For instance, the AP article “Amid housing crises vacation towns limit short-term rentals” shows that workers have piled up in converted motels to stay close to their jobs. This is an issue that Steve Trover from Better Talent underlined in our conference about labor shortages in the vacation rental industry: Some people who work in the hospitality industry cannot afford anymore to live near their jobs. They have to drive several hours each day, even in remote markets. Steve said, in a way, that our industry is creating its own problem.
The AP article has interesting data:
- Airbnb listings outside of major metro areas rose by nearly 50% between the second quarter of 2019 and 2022,
- Figures from analytics firm AirDNA and the U.S. Census Bureau show nearly 30% of homes in Steamboat Springs are vacation rentals,
- In six Rocky Mountains counties, including Steamboat Springs’ Routt County, a wave of wealth flooded towns, with nearly two-thirds of 2020 home sales going to newcomers, most making over $150,000 working outside the counties.
Consequently, in June 2022, the Steamboat Springs City Council passed a ban on new short-term rentals in most of the town and a ballot measure to tax the industry at 9% to fund affordable housing.
Now, as short-term rental professionals, we may find it normal that, in a tourism destination, a lot of the supply of houses is for travelers. This is what the destination lives from. Yet, the article underlines that what is missing is building affordable housing for the residents, not just chalets, lodges, cabins, and treehouses.
Yet Airbnb seems to recognize that it may impact “affordable housing” and drive up “speculation”
In some cases, Airbnb has to work with local authorities to correct its image. Note that most of the flack goes to Airbnb, not Vrbo and Booking.com, even if they benefit from the rising supply of short-term rentals. So, Airbnb is the one who has to take some action, more or less voluntarily.
For instance, on its French-language blog, Airbnb has just published an article titled: “Airbnb commits to fighting real estate speculation in La Baule”. The city of La Baule has been welcoming guests in vacation rentals for decades. Yet, the municipality has voted that owners of more than two short-term rentals in the city should also prove that they are investing in housing for residents.

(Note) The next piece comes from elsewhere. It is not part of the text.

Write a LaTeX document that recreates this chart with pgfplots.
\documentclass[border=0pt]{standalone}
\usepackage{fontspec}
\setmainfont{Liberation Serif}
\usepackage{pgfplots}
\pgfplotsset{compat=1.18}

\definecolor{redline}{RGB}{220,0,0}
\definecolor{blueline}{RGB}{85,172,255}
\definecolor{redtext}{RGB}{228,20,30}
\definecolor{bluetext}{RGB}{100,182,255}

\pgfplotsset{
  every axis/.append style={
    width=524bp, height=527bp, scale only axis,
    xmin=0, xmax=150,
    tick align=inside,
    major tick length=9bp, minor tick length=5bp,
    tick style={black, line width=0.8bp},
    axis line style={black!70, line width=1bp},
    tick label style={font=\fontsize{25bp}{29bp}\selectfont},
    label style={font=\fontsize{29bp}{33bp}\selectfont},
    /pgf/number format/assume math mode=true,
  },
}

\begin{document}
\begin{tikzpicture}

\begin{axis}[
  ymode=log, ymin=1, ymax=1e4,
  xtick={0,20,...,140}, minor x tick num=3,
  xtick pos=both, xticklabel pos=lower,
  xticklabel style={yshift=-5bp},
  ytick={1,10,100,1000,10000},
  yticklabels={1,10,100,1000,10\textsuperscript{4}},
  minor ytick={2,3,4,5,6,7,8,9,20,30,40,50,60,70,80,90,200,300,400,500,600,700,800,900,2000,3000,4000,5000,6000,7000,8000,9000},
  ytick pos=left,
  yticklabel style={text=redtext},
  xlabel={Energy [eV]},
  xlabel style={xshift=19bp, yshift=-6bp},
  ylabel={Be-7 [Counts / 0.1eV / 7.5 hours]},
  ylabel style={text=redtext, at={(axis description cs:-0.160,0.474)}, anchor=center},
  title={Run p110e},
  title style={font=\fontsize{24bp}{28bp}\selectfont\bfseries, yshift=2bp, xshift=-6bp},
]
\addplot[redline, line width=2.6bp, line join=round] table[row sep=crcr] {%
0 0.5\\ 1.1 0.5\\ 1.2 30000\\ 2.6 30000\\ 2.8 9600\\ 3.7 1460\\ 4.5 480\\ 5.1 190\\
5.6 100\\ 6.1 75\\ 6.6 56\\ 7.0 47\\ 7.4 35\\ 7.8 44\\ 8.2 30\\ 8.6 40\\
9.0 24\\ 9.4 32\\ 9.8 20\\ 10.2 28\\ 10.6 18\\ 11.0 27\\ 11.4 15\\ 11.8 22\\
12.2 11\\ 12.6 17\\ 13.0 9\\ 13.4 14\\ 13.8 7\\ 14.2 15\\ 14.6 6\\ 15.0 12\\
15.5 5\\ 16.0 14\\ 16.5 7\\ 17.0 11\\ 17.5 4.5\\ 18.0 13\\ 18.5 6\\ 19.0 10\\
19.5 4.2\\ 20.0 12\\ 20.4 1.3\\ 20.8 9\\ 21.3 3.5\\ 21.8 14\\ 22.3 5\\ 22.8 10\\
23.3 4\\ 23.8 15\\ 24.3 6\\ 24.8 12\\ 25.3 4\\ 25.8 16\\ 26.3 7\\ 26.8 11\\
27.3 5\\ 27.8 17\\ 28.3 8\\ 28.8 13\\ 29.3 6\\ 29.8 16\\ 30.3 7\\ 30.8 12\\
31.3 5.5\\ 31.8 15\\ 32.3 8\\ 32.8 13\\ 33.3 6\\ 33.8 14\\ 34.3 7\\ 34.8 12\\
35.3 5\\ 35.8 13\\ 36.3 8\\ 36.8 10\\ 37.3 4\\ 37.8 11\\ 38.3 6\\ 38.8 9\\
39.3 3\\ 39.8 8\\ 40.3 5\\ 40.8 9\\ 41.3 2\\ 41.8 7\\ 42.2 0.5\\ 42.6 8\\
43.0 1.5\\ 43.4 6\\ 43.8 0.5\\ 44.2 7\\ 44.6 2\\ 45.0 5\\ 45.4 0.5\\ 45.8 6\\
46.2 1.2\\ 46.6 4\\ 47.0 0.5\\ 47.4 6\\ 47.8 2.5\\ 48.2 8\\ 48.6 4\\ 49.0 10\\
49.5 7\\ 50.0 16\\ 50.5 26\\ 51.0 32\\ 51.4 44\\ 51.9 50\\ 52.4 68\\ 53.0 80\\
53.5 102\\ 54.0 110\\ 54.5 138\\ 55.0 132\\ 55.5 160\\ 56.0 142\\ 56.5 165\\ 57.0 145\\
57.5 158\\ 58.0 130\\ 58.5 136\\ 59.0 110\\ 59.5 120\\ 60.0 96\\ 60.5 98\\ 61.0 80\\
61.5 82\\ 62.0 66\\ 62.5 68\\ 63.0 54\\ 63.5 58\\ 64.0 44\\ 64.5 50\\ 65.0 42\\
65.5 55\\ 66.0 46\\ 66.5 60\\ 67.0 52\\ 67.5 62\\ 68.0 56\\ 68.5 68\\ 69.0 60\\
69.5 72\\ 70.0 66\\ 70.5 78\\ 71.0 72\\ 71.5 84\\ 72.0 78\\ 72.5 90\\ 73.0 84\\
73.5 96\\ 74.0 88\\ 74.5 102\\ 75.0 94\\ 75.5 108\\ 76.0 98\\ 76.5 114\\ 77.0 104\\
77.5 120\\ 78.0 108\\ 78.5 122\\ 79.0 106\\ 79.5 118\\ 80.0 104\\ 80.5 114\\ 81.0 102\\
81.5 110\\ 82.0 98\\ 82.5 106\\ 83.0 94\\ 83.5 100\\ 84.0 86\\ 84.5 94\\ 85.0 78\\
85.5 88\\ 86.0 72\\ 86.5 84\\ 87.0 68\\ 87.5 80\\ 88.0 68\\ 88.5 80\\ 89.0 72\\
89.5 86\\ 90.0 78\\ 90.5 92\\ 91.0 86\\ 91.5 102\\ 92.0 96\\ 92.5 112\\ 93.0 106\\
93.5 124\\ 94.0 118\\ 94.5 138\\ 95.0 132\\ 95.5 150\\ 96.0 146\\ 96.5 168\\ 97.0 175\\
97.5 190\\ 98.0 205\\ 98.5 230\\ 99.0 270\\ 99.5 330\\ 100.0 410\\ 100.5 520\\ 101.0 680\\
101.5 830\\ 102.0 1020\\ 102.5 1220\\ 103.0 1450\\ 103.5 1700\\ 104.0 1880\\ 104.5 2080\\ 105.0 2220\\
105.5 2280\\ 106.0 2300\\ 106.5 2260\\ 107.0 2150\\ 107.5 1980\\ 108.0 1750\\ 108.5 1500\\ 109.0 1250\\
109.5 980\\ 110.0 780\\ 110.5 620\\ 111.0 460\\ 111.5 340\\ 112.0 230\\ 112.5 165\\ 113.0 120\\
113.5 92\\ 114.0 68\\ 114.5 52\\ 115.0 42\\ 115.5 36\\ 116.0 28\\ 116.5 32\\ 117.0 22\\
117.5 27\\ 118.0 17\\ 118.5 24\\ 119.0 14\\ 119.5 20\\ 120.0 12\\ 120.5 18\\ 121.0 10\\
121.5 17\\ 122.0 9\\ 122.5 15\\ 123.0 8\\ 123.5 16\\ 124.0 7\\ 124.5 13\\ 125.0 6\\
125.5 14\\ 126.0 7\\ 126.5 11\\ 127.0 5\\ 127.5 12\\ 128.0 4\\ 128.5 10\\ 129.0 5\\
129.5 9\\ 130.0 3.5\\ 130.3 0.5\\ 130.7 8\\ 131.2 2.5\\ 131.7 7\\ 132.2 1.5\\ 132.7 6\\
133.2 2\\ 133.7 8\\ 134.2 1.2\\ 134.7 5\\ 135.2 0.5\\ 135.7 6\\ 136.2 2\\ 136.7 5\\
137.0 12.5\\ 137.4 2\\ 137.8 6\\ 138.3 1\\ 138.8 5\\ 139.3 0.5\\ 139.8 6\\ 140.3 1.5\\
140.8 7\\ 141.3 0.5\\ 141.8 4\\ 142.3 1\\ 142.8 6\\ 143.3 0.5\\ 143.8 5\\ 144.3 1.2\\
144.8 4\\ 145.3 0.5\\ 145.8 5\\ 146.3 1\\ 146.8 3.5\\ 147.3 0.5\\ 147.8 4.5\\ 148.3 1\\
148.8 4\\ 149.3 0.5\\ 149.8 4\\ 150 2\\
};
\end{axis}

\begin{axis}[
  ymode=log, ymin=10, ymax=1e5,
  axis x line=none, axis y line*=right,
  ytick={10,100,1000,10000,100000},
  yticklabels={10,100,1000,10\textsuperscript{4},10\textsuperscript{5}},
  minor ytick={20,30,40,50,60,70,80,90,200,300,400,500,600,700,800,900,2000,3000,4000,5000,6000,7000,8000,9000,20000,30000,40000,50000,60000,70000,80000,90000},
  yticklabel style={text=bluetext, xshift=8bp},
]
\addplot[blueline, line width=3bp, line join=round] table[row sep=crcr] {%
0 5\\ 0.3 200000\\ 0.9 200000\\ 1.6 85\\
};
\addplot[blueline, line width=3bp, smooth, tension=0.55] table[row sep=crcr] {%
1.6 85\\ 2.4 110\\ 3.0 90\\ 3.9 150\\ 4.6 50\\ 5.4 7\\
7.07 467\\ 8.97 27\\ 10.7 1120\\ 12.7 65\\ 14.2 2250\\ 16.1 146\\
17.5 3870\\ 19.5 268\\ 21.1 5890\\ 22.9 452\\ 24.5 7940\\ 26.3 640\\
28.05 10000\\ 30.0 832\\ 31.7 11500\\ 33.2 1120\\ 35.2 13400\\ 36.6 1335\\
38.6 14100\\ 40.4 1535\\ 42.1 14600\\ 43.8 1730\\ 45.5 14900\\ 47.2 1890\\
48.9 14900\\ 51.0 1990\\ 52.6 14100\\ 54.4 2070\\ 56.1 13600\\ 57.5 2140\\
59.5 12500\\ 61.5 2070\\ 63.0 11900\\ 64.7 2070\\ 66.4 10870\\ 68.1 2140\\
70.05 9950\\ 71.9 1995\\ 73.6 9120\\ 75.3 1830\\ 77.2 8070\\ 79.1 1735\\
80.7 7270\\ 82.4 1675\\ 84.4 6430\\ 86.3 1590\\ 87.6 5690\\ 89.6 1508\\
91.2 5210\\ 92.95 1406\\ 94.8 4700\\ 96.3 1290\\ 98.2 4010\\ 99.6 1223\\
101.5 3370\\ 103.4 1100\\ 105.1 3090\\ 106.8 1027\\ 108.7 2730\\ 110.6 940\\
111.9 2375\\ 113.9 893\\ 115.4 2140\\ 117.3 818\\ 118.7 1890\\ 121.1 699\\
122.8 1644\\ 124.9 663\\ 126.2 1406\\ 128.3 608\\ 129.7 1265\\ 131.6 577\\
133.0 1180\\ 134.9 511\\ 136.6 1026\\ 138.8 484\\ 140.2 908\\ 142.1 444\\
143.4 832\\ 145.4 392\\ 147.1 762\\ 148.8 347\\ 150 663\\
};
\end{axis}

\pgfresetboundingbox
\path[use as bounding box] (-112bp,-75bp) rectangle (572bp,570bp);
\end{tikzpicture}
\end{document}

So, on its blog, Airbnb uses the word speculation. The article says that Airbnb supports the desire for cities to have effective regulatory tools to prevent real estate speculation in travel destinations and calls on national regulations.
This is what an Airbnb rep stated: Individual owners of second homes have been contributing to traveler accommodations for decades and will always be welcome on Airbnb, but we believe it is our responsibility to ensure that municipal efforts to build more affordable housing for residents are not hindered by unwanted real estate speculation.
In the UK, you can read that “Airbnb (is) to help London council catch social housing sub-letters”
A West London council, which has 3,000 families on its housing list, said it hoped the scheme would free up homes for those in need of housing.
“There is a huge demand for social housing in our borough and it’s simply not fair that people in genuine need are being denied a place to call home because others are illegally subletting their council properties to make money,” said one Council representative.
So, from villas on the Atlantic Coast in France to social housing estates in London, Airbnb is taking some action. Yet, is it really on the scale of the issue? Is saying that high inflation is good for Airbnb as it drives up host numbers and that the company is chasing fraud in British council estates such savvy PR moves?